CoinGlass data shows that the total burned supply stands at 410.75 trillion SHIB out of an initial maximum supply of 999.98 trillion tokens.

The circulating supply is currently 585.28 trillion SHIB, with another 3.97 trillion locked as xSHIB.

Burn rate percentages compare activity across previous windows; this means a larger batch on a very low base can generate eye-catching headlines.

The Christmas peak follows a much larger burn event on December 19, when the rate skyrocketed 3,915,071% after 21.6 million SHIB tokens were sent to dead wallets.

That previous spike also failed to move prices.

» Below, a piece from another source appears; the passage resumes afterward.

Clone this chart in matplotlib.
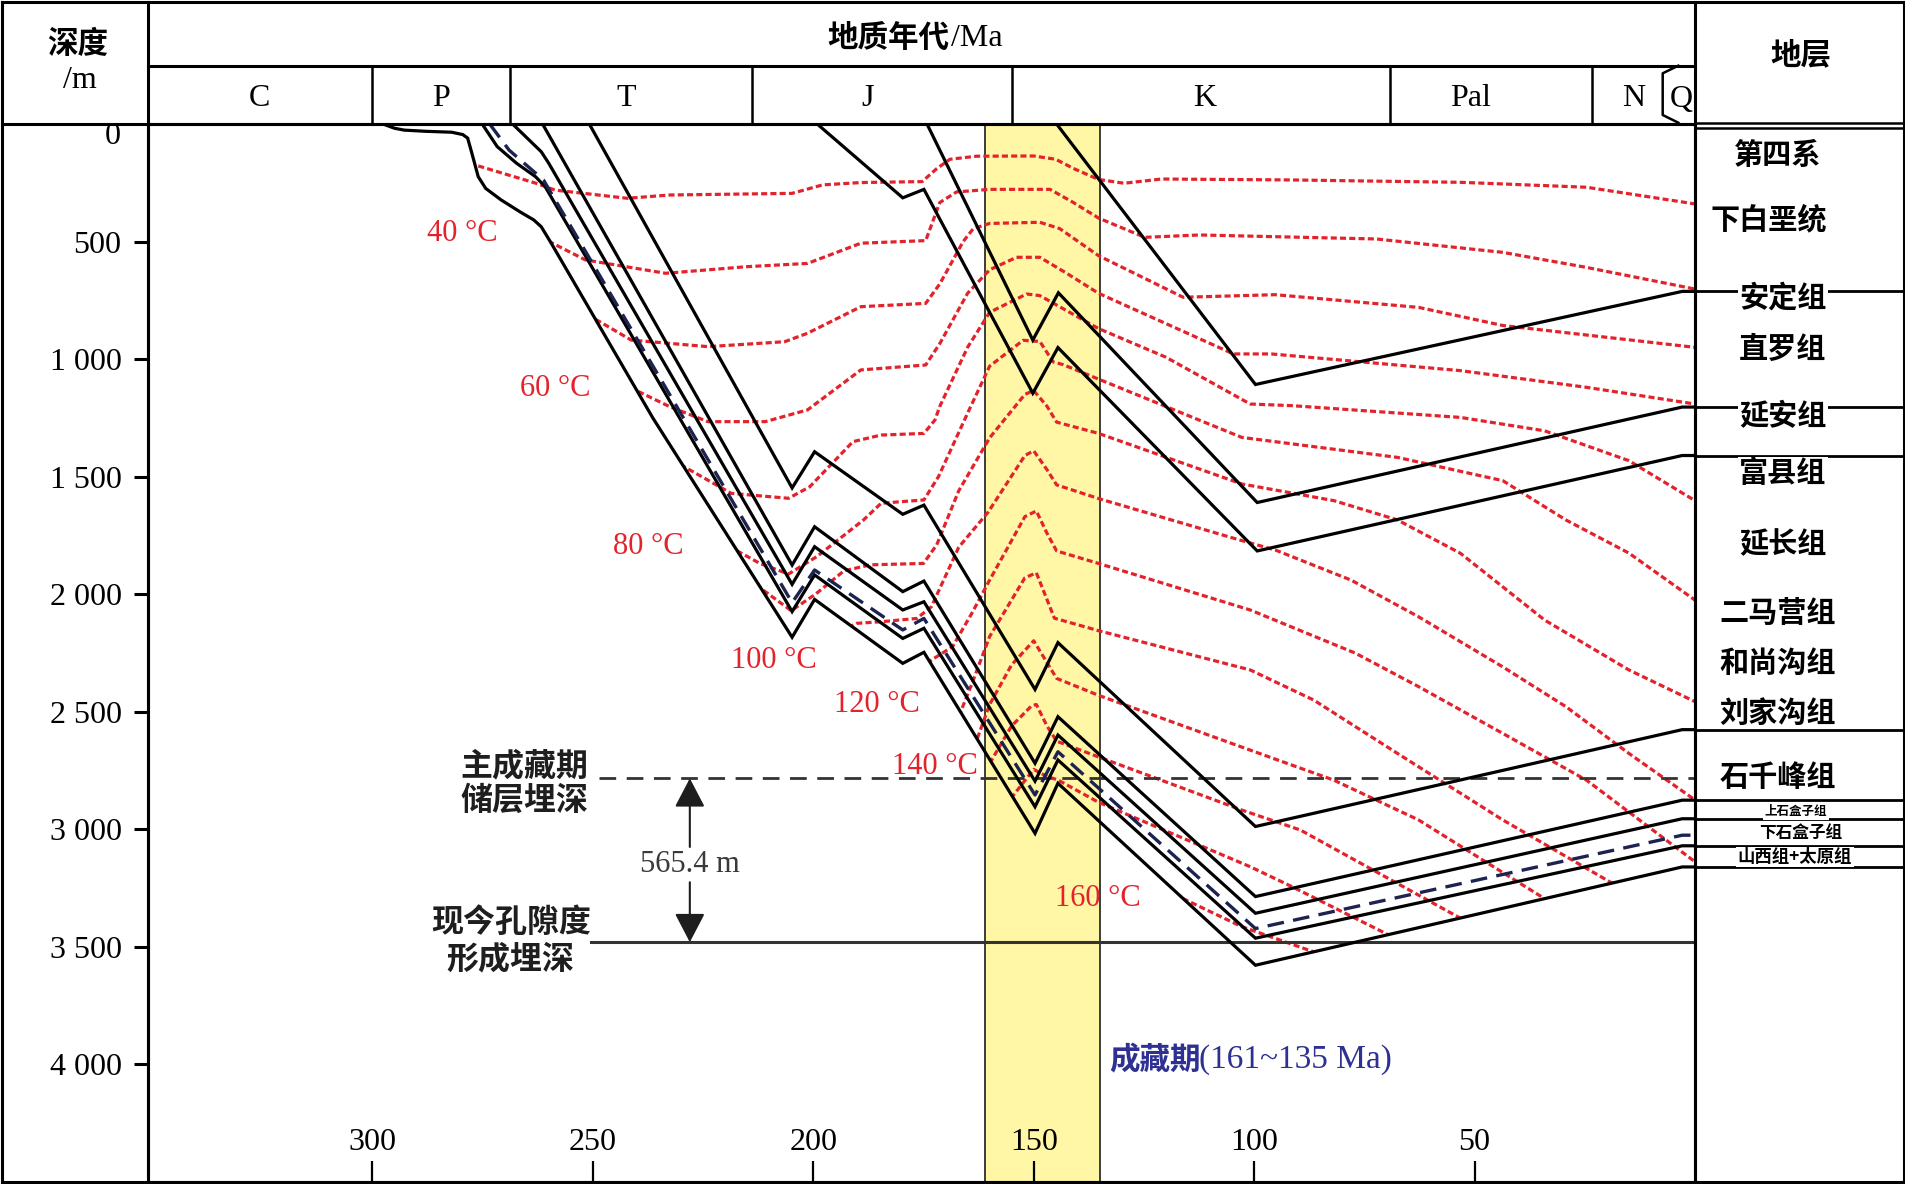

SHIB has fallen 1.5% in 24 hours despite recent burn activity.

Why it matters

The disconnect between burn metrics and price action highlights a fundamental challenge for SHIB holders.

Traditional supply reduction theory suggests that a lower supply should push prices higher if demand remains constant.

SHIB has not followed this pattern despite consistent burn activity.

Holiday calendar irregularities may explain some reporting anomalies.

Community-driven tokens can show delayed or batch burn reports, creating statistical anomalies on low-trading days.

The key metric moving forward will be sustained burn activity rather than one-day spikes.

If daily burn figures stay high and price declines halt, burns could become a significant market catalyst.

If burns return to normal levels, the 505% holiday spike will remain just a festive oddity without lasting price impact.